- Born: August 17, 1977 (age 49)
- Education: University of Nebraska California University of Pennsylvania
- Occupation: Sports performance coach
- Employer: Cleveland Browns (2020–2025)
- Known for: Director of Performance, Cleveland Browns
- Children: 2

= Shaun Huls =

American sports performance coach and administrator

Shaun Huls (born August 17, 1977) is an American sports performance coach and administrator. He most recently served as the Director of Performance for the Cleveland Browns of the National Football League (NFL). Huls previously worked with the Philadelphia Eagles from 2013 to 2019 and was on the coaching staff during their first Super Bowl Championship, Super Bowl LII. Prior to his NFL tenure, he served the U.S. Naval Special Warfare Command and collegiate athletics.

== Career ==

=== Collegiate athletics ===
Huls began his career at the University of Nebraska–Lincoln, supporting Husker Power's football strength and conditioning as a student assistant, while leading the baseball strength and conditioning program.

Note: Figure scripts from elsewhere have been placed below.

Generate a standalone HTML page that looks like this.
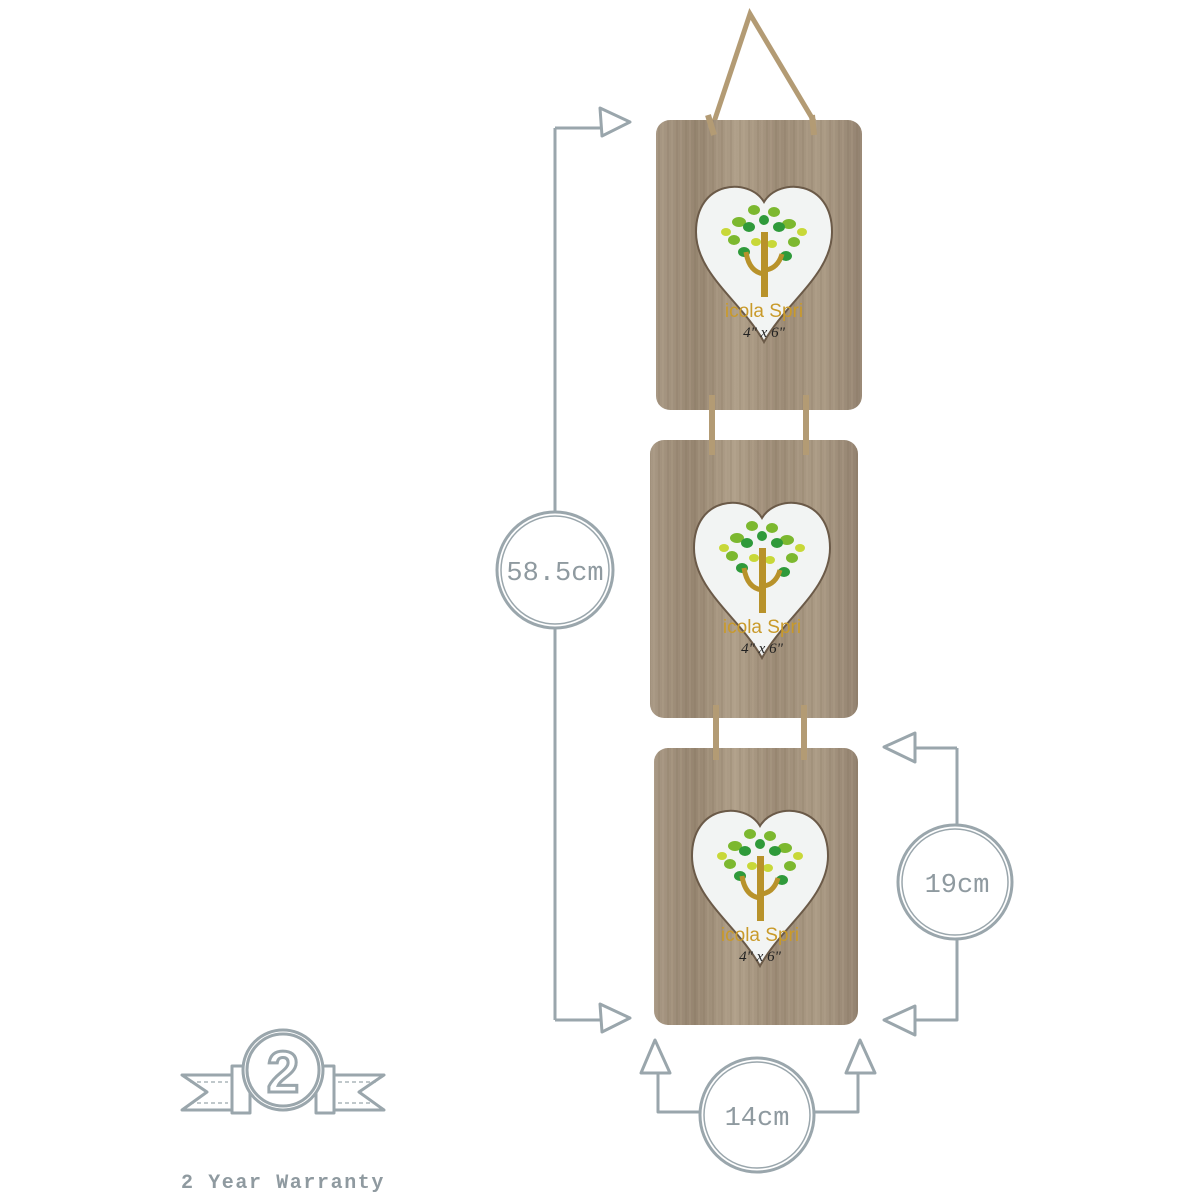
<!DOCTYPE html>
<html><head><style>
html,body{margin:0;padding:0;background:#fff;width:1200px;height:1200px;overflow:hidden}
</style></head><body>
<svg width="1200" height="1200" viewBox="0 0 1200 1200" xmlns="http://www.w3.org/2000/svg">
<defs>
<linearGradient id="wood" x1="0" y1="0" x2="1" y2="0">
<stop offset="0" stop-color="#a89884"/><stop offset="0.2" stop-color="#968570"/><stop offset="0.4" stop-color="#b0a08a"/><stop offset="0.6" stop-color="#9c8b76"/><stop offset="0.8" stop-color="#ab9b85"/><stop offset="1" stop-color="#938270"/>
</linearGradient>
<pattern id="grain" width="9" height="40" patternUnits="userSpaceOnUse">
<line x1="2" y1="0" x2="2" y2="40" stroke="#7a6852" stroke-width="1" opacity="0.3"/><line x1="6" y1="0" x2="6" y2="40" stroke="#c4b39a" stroke-width="1" opacity="0.3"/>
</pattern>
<g id="heart">
<path d="M0,-60 C-15,-85 -68,-82 -68,-30 C-68,12 -22,40 0,80 C22,40 68,12 68,-30 C68,-82 15,-85 0,-60Z" fill="#f2f4f3" stroke="#6b5a48" stroke-width="2"/>
<g fill="#7cb82f"><ellipse cx="-25" cy="-40" rx="7" ry="5"/><ellipse cx="-10" cy="-52" rx="6" ry="5"/><ellipse cx="10" cy="-50" rx="6" ry="5"/><ellipse cx="25" cy="-38" rx="7" ry="5"/><ellipse cx="-30" cy="-22" rx="6" ry="5"/><ellipse cx="30" cy="-20" rx="6" ry="5"/></g>
<g fill="#2f9a3a"><ellipse cx="-15" cy="-35" rx="6" ry="5"/><ellipse cx="15" cy="-35" rx="6" ry="5"/><ellipse cx="0" cy="-42" rx="5" ry="5"/><ellipse cx="-20" cy="-10" rx="6" ry="5"/><ellipse cx="22" cy="-6" rx="6" ry="5"/></g>
<g fill="#c8d838"><ellipse cx="-8" cy="-20" rx="5" ry="4"/><ellipse cx="8" cy="-18" rx="5" ry="4"/><ellipse cx="-38" cy="-30" rx="5" ry="4"/><ellipse cx="38" cy="-30" rx="5" ry="4"/></g>
<rect x="-3" y="-30" width="7" height="65" fill="#b8922a"/>
<path d="M-18,-10 Q-15,10 0,12 M18,-8 Q14,6 2,8" stroke="#b8922a" stroke-width="5" fill="none"/>
<text x="0" y="55" text-anchor="middle" font-family="Liberation Sans, sans-serif" font-size="19" fill="#c99a2a">icola Spri</text>
<text x="0" y="75" text-anchor="middle" font-family="Liberation Serif, serif" font-style="italic" font-size="15" fill="#222">4" x 6"</text>
</g>
</defs>
<path d="M712,128 L750,14 L818,128" stroke="#b39b74" stroke-width="5" fill="none"/>
<rect x="656" y="120" width="206" height="290" rx="14" fill="url(#wood)"/>
<rect x="656" y="120" width="206" height="290" rx="14" fill="url(#grain)"/>
<rect x="650" y="440" width="208" height="278" rx="14" fill="url(#wood)"/>
<rect x="650" y="440" width="208" height="278" rx="14" fill="url(#grain)"/>
<rect x="654" y="748" width="204" height="277" rx="14" fill="url(#wood)"/>
<rect x="654" y="748" width="204" height="277" rx="14" fill="url(#grain)"/>
<g stroke="#b39b74" stroke-width="6" fill="none">
<path d="M712,395 L712,455 M806,395 L806,455 M716,705 L716,760 M804,705 L804,760 M708,115 L714,135 M812,115 L814,135"/>
</g>
<use href="#heart" x="764" y="262"/>
<use href="#heart" x="762" y="578"/>
<use href="#heart" x="760" y="886"/>
<g stroke="#9aa6ac" stroke-width="3" fill="none" stroke-linejoin="round">
<path d="M555,128 L555,512 M555,628 L555,1020 M555,128 L600,128 M555,1020 L600,1020"/>
<polygon points="630,122 600,108 602,136"/>
<polygon points="630,1018 600,1004 602,1032"/>
<circle cx="555" cy="570" r="58"/><circle cx="555" cy="570" r="54" stroke-width="1.5"/>
<path d="M957,748 L915,748 M957,748 L957,824 M957,940 L957,1020 L915,1020"/>
<polygon points="884,747 915,733 915,762"/>
<polygon points="884,1020 915,1006 915,1035"/>
<circle cx="955" cy="882" r="57"/><circle cx="955" cy="882" r="53" stroke-width="1.5"/>
<path d="M658,1072 L658,1112 L700,1112 M814,1112 L858,1112 L858,1072"/>
<polygon points="655,1040 641,1073 670,1073"/>
<polygon points="860,1040 846,1073 875,1073"/>
<circle cx="757" cy="1115" r="57"/><circle cx="757" cy="1115" r="53" stroke-width="1.5"/>
</g>
<g font-family="Liberation Mono, monospace" fill="#8f9aa0" text-anchor="middle">
<text x="555" y="580" font-size="27">58.5cm</text>
<text x="957" y="892" font-size="27">19cm</text>
<text x="757" y="1125" font-size="27">14cm</text>
<text x="283" y="1188" font-size="20" font-weight="bold" letter-spacing="1.6">2 Year Warranty</text>
</g>
<g stroke="#9aa6ac" stroke-width="3" fill="none" stroke-linejoin="round">
<polygon points="182,1075 232,1075 232,1110 182,1110 207,1092"/>
<polygon points="384,1075 334,1075 334,1110 384,1110 359,1092"/>
<path d="M190,1082 L228,1082 M190,1103 L228,1103 M338,1082 L376,1082 M338,1103 L376,1103" stroke-width="1.2" stroke-dasharray="4 3"/>
<rect x="232" y="1066" width="18" height="47"/>
<rect x="316" y="1066" width="18" height="47"/>
<circle cx="283" cy="1070" r="40" fill="#fff"/>
<circle cx="283" cy="1070" r="36"/>
</g>
<text x="283" y="1092" text-anchor="middle" font-family="Liberation Sans, sans-serif" font-weight="bold" font-size="58" fill="#fff" stroke="#9aa6ac" stroke-width="3">2</text>
</svg>
</body></html>
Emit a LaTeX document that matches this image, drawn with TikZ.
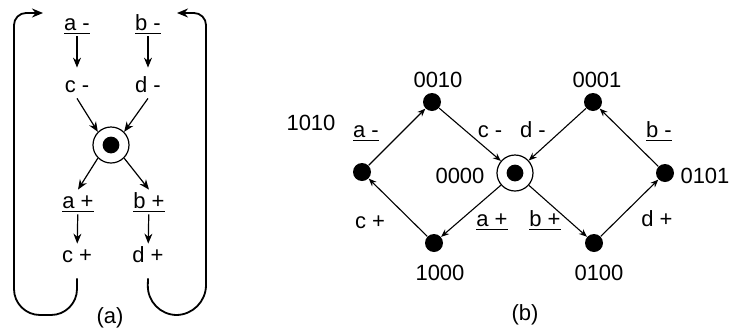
\documentclass[tikz,border=0pt]{standalone}
\usepackage{fontspec}
\setmainfont{Liberation Sans}
\usetikzlibrary{arrows.meta}
\tikzset{
  txt/.style  = {font=\fontsize{11}{13}\selectfont, inner sep=1pt,
                 text height=8pt, text depth=2pt, anchor=base},
  dot/.style  = {circle, fill=black, minimum size=9pt, inner sep=0pt},
  home/.style = {circle, draw, line width=0.6pt, minimum size=18pt, inner sep=0pt,
                 path picture={\fill (path picture bounding box.center) circle (4.2pt);}},
  arr/.style  = {-{Stealth[length=5pt,width=4pt]}, line width=0.6pt},
  sarr/.style = {-{Stealth[length=4pt,width=3.2pt]}, line width=0.55pt},
  back/.style = {-{Stealth[length=5.5pt,width=4.5pt]}, line width=0.9pt},
}

\begin{document}
\begin{tikzpicture}[x=0.5pt, y=-0.5pt]
  \useasboundingbox (0,0) rectangle (730,333);

  % (a) -- the two cycles
  \node[txt] (am) at (77,30)  {\underline{a -}};
  \node[txt] (bm) at (148,30) {\underline{b -}};
  \node[txt] (cm) at (77,92)  {c -};
  \node[txt] (dm) at (148,92) {d -};
  \node[home] (ctr) at (111,145) {};
  \node[txt] (ap) at (78,208)  {\underline{a +}};
  \node[txt] (bp) at (149,208) {\underline{b +}};
  \node[txt] (cp) at (77,262)  {c +};
  \node[txt] (dp) at (148,262) {d +};
  \node[txt] (capa) at (110,323) {(a)};

  \foreach \a/\b in {am/cm, bm/dm}
    \draw[arr, shorten >=3pt] (\a) -- (\b);
  \foreach \a/\b in {ap/cp, bp/dp}
    \draw[arr] (\a) -- (\b);
  \draw[arr] (cm.south) -- (ctr.north west);
  \draw[arr] (dm.south) -- (ctr.north east);
  \draw[arr] (ctr.south west) -- (ap.north);
  \draw[arr] (ctr.south east) -- (bp.north);

  \coordinate (ltip) at (43,13);
  \coordinate (rtip) at (177,13);
  \draw[back] ([yshift=-5pt]cp.south) [rounded corners=13pt] -- (77,315) -- (14,315)
    [rounded corners=6pt] -- (14,13) -- (ltip);
  \draw[back] ([yshift=-5pt]dp.south) [rounded corners=15pt] -- (147,315) -- (206,315)
    [rounded corners=6pt] -- (206,13) -- (rtip);

  % (b) -- the state graph
  \node[dot]  (n1010) at (362,172) {};
  \node[dot]  (n0010) at (432,102) {};
  \node[dot]  (n0001) at (593,102) {};
  \node[home] (n0000) at (515,173) {};
  \node[dot]  (n0101) at (665,173) {};
  \node[dot]  (n1000) at (434,243) {};
  \node[dot]  (n0100) at (594,243) {};

  \node[txt] (t1010) at (311,130) {1010};
  \node[txt] (t0010) at (438,87)  {0010};
  \node[txt] (t0001) at (597,87)  {0001};
  \node[txt] (t0000) at (460,183) {0000};
  \node[txt] (t0101) at (705,183) {0101};
  \node[txt] (t1000) at (440,280) {1000};
  \node[txt] (t0100) at (599,280) {0100};
  \node[txt] (capb)  at (525,320) {(b)};

  \node[txt] (la)  at (366,137) {\underline{a -}};
  \node[txt] (lc)  at (490,137) {c -};
  \node[txt] (ld)  at (533,137) {d -};
  \node[txt] (lb)  at (659,137) {\underline{b -}};
  \node[txt] (lcp) at (370,228) {c +};
  \node[txt] (lap) at (492,226) {\underline{a +}};
  \node[txt] (lbp) at (545,226) {\underline{b +}};
  \node[txt] (ldp) at (657,226) {d +};

  \foreach \a/\b in {n1010/n0010, n0010/n0000, n0001/n0000, n0101/n0001,
                     n0000/n1000, n1000/n1010, n0000/n0100, n0100/n0101}
    \draw[sarr] (\a) -- (\b);

\end{tikzpicture}
\end{document}
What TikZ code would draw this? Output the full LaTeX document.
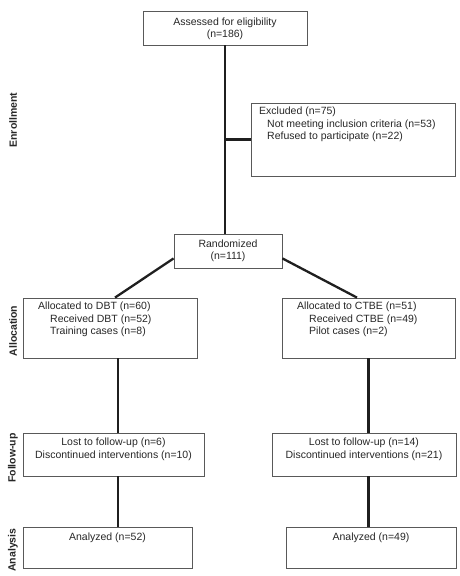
\documentclass[tikz,border=0pt]{standalone}
\usepackage{fontspec}
\setmainfont{Liberation Sans}
\begin{document}
\begin{tikzpicture}[x=1pt,y=-1pt,
  box/.style={draw=black!65, line width=0.8pt, inner sep=0pt},
  txt/.style={inner sep=0pt, font=\fontsize{10.5}{12.5}\selectfont, text=black!85},
  conn/.style={draw=black!88, line width=2.3pt},
  phase/.style={rotate=90, inner sep=0pt, font=\fontsize{10.5}{12}\selectfont\bfseries, text=black!85}]
\useasboundingbox (0,0) rectangle (460,576);
% boxes
\node[box, minimum width=164pt, minimum height=34pt] (top) at (225,28) {};
\node[box, minimum width=204pt, minimum height=73pt] (excl) at (353,139.5) {};
\node[box, minimum width=108pt, minimum height=34pt] (rand) at (228,251) {};
\node[box, minimum width=174pt, minimum height=60pt] (dbt) at (110,328) {};
\node[box, minimum width=173pt, minimum height=60pt] (ctbe) at (368.5,328) {};
\node[box, minimum width=181pt, minimum height=43pt] (fu1) at (113.5,454.5) {};
\node[box, minimum width=184pt, minimum height=43pt] (fu2) at (364,454.5) {};
\node[box, minimum width=169pt, minimum height=41pt] (an1) at (107.5,547.5) {};
\node[box, minimum width=170pt, minimum height=41pt] (an2) at (371,547.5) {};
% texts
\node[txt, align=center] (ttop) at (225,29) {Assessed for eligibility\\(n=186)};
\node[txt, align=left, anchor=north west] (texcl) at (259,107) {Excluded (n=75)\\\hspace*{8pt}Not meeting inclusion criteria (n=53)\\\hspace*{8pt}Refused to participate (n=22)};
\node[txt, align=center] (trand) at (228,251) {Randomized\\(n=111)};
\node[txt, align=left, anchor=north west] (tdbt) at (38,302) {Allocated to DBT (n=60)\\\hspace*{12pt}Received DBT (n=52)\\\hspace*{12pt}Training cases (n=8)};
\node[txt, align=left, anchor=north west] (tctbe) at (297,302) {Allocated to CTBE (n=51)\\\hspace*{12pt}Received CTBE (n=49)\\\hspace*{12pt}Pilot cases (n=2)};
\node[txt, align=center] (tfu1) at (113.5,449.5) {Lost to follow-up (n=6)\\Discontinued interventions (n=10)};
\node[txt, align=center] (tfu2) at (364,449.5) {Lost to follow-up (n=14)\\Discontinued interventions (n=21)};
\node[txt] (tan1) at (107.5,538) {Analyzed (n=52)};
\node[txt] (tan2) at (371,538) {Analyzed (n=49)};
% phase labels
\node[phase] (penr) at (13,120) {Enrollment};
\node[phase] (palloc) at (13,331) {Allocation};
\node[phase] (pfu) at (13,458) {Follow-up};
\node[phase] (pan) at (13,550) {Analysis};
% connectors
\draw[conn] (top.south) -- (top.south |- rand.north);
\draw[conn] (top.south |- excl.west) -- (excl.west);
\draw[conn] ([yshift=10pt]rand.south west) -- ([xshift=5pt]dbt.north);
\draw[conn] ([yshift=10pt]rand.south east) -- ([xshift=-11.5pt]ctbe.north);
\draw[conn] ([xshift=8pt]dbt.south) -- ([xshift=8pt]dbt.south |- fu1.north);
\draw[conn] ([xshift=4.5pt]fu1.south) -- ([xshift=4.5pt]fu1.south |- an1.north);
\draw[conn] (ctbe.south) -- (ctbe.south |- fu2.north);
\draw[conn] ([xshift=4.5pt]fu2.south) -- ([xshift=4.5pt]fu2.south |- an2.north);
\end{tikzpicture}
\end{document}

Huls earned the 2001 Tom Heiser Award and Strength Coach of the Year Award. During his time with the Huskers, they won two baseball Big 12 Championships, two football Big 12 Championships, and the 1997 Football National Championship.

From 2002 to 2003, Huls was the head strength coach for baseball and assistant strength coach for football at the University of Nevada. He also coordinated performance nutrition across the university's athletics programs.

In 2003, Huls joined Hampton University, where he led the university's first interdisciplinary performance program as the Director of Athletic Performance. During his tenure, the Pirates won three Football MEAC Championship titles and back-to-back Black College National Championships in 2004 and 2005.

=== U.S. Naval Special Warfare Command ===
In 2006, Huls joined the U.S. Naval Special Warfare Command as Head Strength and Conditioning Coach and Combatives Coordinator, supporting SEAL Team operators preparing for Global War on Terror deployments for seven years.

=== National Football League ===
In 2013, Huls was hired by the Philadelphia Eagles as the NFL's first Sports Science Coordinator under head coach Chip Kelly. In 2016, he was named Director of High Performance, where he led the development of the sports science, player development, and return-to-play model. Huls remained on staff under head coach Doug Pederson. He contributed to two NFC East Championships and the Eagles' first Super Bowl Championship at Super Bowl LII in 2018.

In 2020, Huls was hired by the Cleveland Browns as Director of Performance. In this role, he led an integrated program across strength and conditioning, sport science, nutrition, player development, and coach development. Huls designed the Regen Center (2022) and Player Development & Performance Center (2024) at the Browns CrossCountry Mortgage Campus. He contributed to two AFC playoff bids in 2020 and 2023, and was the Cleveland Browns’ nominee for the 2024 NFL Salute to Service Award.

== Education ==
- Bachelor of Science in Health Science, University of Nebraska, 2000
- Master of Science in Exercise Science and Sport Psychology, California University of Pennsylvania, 2016

== Other ==
Huls is a faculty member for the Mission Critical Teams Institute. He is a published researcher and advisor. He has presented at academic and professional conferences hosted by Harvard, Wharton, USC, Notre Dame, and global performance summits. Outside of the profession, he has experience in mixed martial arts and Brazilian Jiu-Jitsu. Huls is married with two children.